The frustration we share as students regarding this proposed stability plan is completely valid and one we need to continue to work to drive the prioritization of public higher education. It is essential that we help channel these energies towards the main culprits who lead us to what will ultimately be the death of what this university stands for — an affordable education with the same value of its private counterparts while providing for the public good. The system can only work for so long to attempt to uphold its academic mission while placing the weight on students to fund that dream.

It is only for so much longer that this university will continue to be an institution of higher education serving first generation students. Manifesting itself in a manner that would either make it too difficult for those families to afford the UC, due to consistent tuition hikes, or simply turning those students and families away once it has abandoned its academic mission — a reality all too frightening for us to allow to happen. I am confident that time is no longer on our side and I want to urge us all to work to bring pressure to the state of California and Governor Brown to commit to the university and hold them accountable for the gradual destruction of the UC system.

This work will need to go past just one lobby day, a handful of protests, attention to this issue during a period of a tuition increase and lack of attention during a tuition freeze. We need to be vigilant and actively working, organizing and voting to ensure that the state knows our presence year round. We need to partner with our allies in the UC system to help push for a comprehensive budget that will not only hold the UC financially solvent past one year but consistently.

The only reason the state can chose to ignore us is due to a lack of clear, unified effort among UC students and our partners to put pressure on the state and not students to solve the problem they created. If we fail to hold them accountable, to direct our efforts towards them and make it known that their political posturing is just that — political — this same struggle will constantly repeat itself and hamper other students and our efforts as a body to make the change we need.

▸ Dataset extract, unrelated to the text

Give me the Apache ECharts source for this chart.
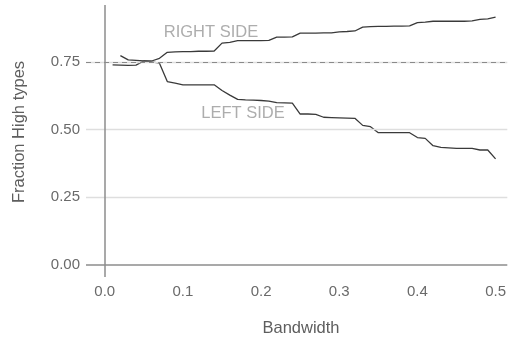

Though I do not believe any of us will see a free UC again in the near future, we must still work to get the basic fundamentals back from our estranged state partners. We need a financial re-investment to support the UC from the state. However, more desperately we need the ideological reinvestment from the state in public higher education in order to build our bridge to a consistent partner that keeps in tack what a four-year public education system looks like. Any temporary financial rescue from the state will only hold us over. We need the state to reprioritize their values and make it a given that we are the key to this state’s economic and civic success.